Leave every picture out and write out the records below exactly.

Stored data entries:
□ □ □ □ □ □ □

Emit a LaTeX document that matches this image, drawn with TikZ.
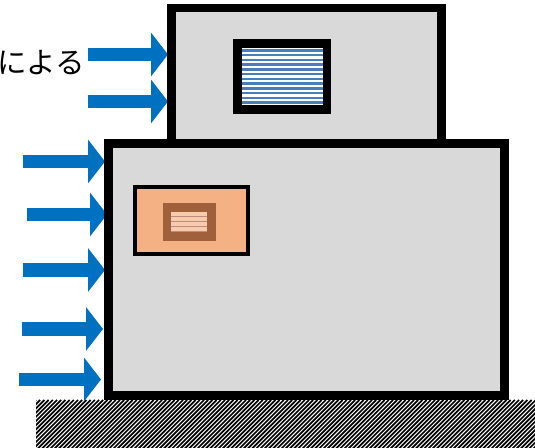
\documentclass[tikz,border=0pt]{standalone}
\usepackage{fontspec}
\newfontfamily\jpfont{Noto Sans CJK JP}
\usetikzlibrary{arrows.meta}
\definecolor{windblue}{HTML}{0070C0}
\definecolor{wallgray}{HTML}{D9D9D9}
\definecolor{glassblue}{HTML}{4A7EBB}
\definecolor{salmon}{HTML}{F4B183}
\definecolor{wood}{HTML}{A0603C}
\definecolor{pinklight}{HTML}{F8CBAD}
\definecolor{pinkdark}{HTML}{BC8C80}

\begin{document}
\begin{tikzpicture}[x=0.02cm, y=-0.02cm,
    >={Triangle[length=0.34cm, width=0.86cm]},
    wind/.style={->, windblue, line width=0.27cm},
    wall/.style={fill=wallgray, draw=black, line width=0.17cm}]
    \useasboundingbox (0,0) rectangle (535,448);
    \clip (0,0) rectangle (535,448);

    % 地面（斜线）
    \begin{scope}
        \clip (36,400) rectangle (535,448);
        \foreach \i in {0,...,132}
            \draw[line width=0.034cm] ({36+\i*4.2-50},450) -- ({36+\i*4.2},400);
    \end{scope}

    % 风的箭头
    \draw[wind] (88,54.5) -- (168,54.5);
    \draw[wind] (88,101.5) -- (168,101.5);
    \draw[wind] (23,161.5) -- (105,161.5);
    \draw[wind] (27,214.5) -- (107,214.5);
    \draw[wind] (23,270) -- (105,270);
    \draw[wind] (22,329) -- (103,329);
    \draw[wind] (19,379.5) -- (101,379.5);

    % 上层和下层
    \draw[wall] (171.5,8) rectangle (441.5,143.5);
    \draw[wall] (108.5,143.5) rectangle (504.5,395.5);

    % 上层的窗
    \fill (233,39) rectangle (331,114);
    \fill[white] (242,48) rectangle (323,105);
    \foreach \k in {0,...,11}
        \draw[glassblue, line width=0.05cm] (242,{50.5+\k*4.75}) -- (323,{50.5+\k*4.75});

    % 下层的窗
    \draw[fill=salmon, line width=0.085cm] (135,187) rectangle (248,254);
    \fill[wood] (163,203) rectangle (216,241);
    \fill[pinklight] (171,212) rectangle (207,232);
    \foreach \k in {0,...,3}
        \draw[pinkdark, line width=0.035cm] (171,{216.5+\k*5}) -- (207,{216.5+\k*5});

    % 文字
    \node[anchor=east, inner sep=0pt, font=\jpfont\fontsize{16.8}{20}\selectfont] (label) at (85.5,63) {による};
\end{tikzpicture}
\end{document}
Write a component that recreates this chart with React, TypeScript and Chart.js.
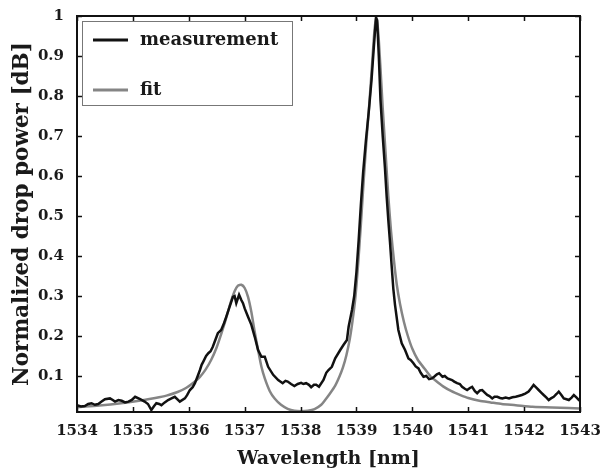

□ □ □ □ □ □ □

▶ [Result for this exercise]:
Emit a LaTeX document that matches this image, drawn with TikZ.
\documentclass[tikz,border=0pt]{standalone}
\usepackage{fontspec}
\newfontfamily\jpfont{Noto Sans CJK JP}
\usetikzlibrary{arrows.meta}
\definecolor{windblue}{HTML}{0070C0}
\definecolor{wallgray}{HTML}{D9D9D9}
\definecolor{glassblue}{HTML}{4A7EBB}
\definecolor{salmon}{HTML}{F4B183}
\definecolor{wood}{HTML}{A0603C}
\definecolor{pinklight}{HTML}{F8CBAD}
\definecolor{pinkdark}{HTML}{BC8C80}

\begin{document}
\begin{tikzpicture}[x=0.02cm, y=-0.02cm,
    >={Triangle[length=0.34cm, width=0.86cm]},
    wind/.style={->, windblue, line width=0.27cm},
    wall/.style={fill=wallgray, draw=black, line width=0.17cm}]
    \useasboundingbox (0,0) rectangle (535,448);
    \clip (0,0) rectangle (535,448);

    % 地面（斜线）
    \begin{scope}
        \clip (36,400) rectangle (535,448);
        \foreach \i in {0,...,132}
            \draw[line width=0.034cm] ({36+\i*4.2-50},450) -- ({36+\i*4.2},400);
    \end{scope}

    % 风的箭头
    \draw[wind] (88,54.5) -- (168,54.5);
    \draw[wind] (88,101.5) -- (168,101.5);
    \draw[wind] (23,161.5) -- (105,161.5);
    \draw[wind] (27,214.5) -- (107,214.5);
    \draw[wind] (23,270) -- (105,270);
    \draw[wind] (22,329) -- (103,329);
    \draw[wind] (19,379.5) -- (101,379.5);

    % 上层和下层
    \draw[wall] (171.5,8) rectangle (441.5,143.5);
    \draw[wall] (108.5,143.5) rectangle (504.5,395.5);

    % 上层的窗
    \fill (233,39) rectangle (331,114);
    \fill[white] (242,48) rectangle (323,105);
    \foreach \k in {0,...,11}
        \draw[glassblue, line width=0.05cm] (242,{50.5+\k*4.75}) -- (323,{50.5+\k*4.75});

    % 下层的窗
    \draw[fill=salmon, line width=0.085cm] (135,187) rectangle (248,254);
    \fill[wood] (163,203) rectangle (216,241);
    \fill[pinklight] (171,212) rectangle (207,232);
    \foreach \k in {0,...,3}
        \draw[pinkdark, line width=0.035cm] (171,{216.5+\k*5}) -- (207,{216.5+\k*5});

    % 文字
    \node[anchor=east, inner sep=0pt, font=\jpfont\fontsize{16.8}{20}\selectfont] (label) at (85.5,63) {による};
\end{tikzpicture}
\end{document}
Write a component that recreates this chart with React, TypeScript and Chart.js.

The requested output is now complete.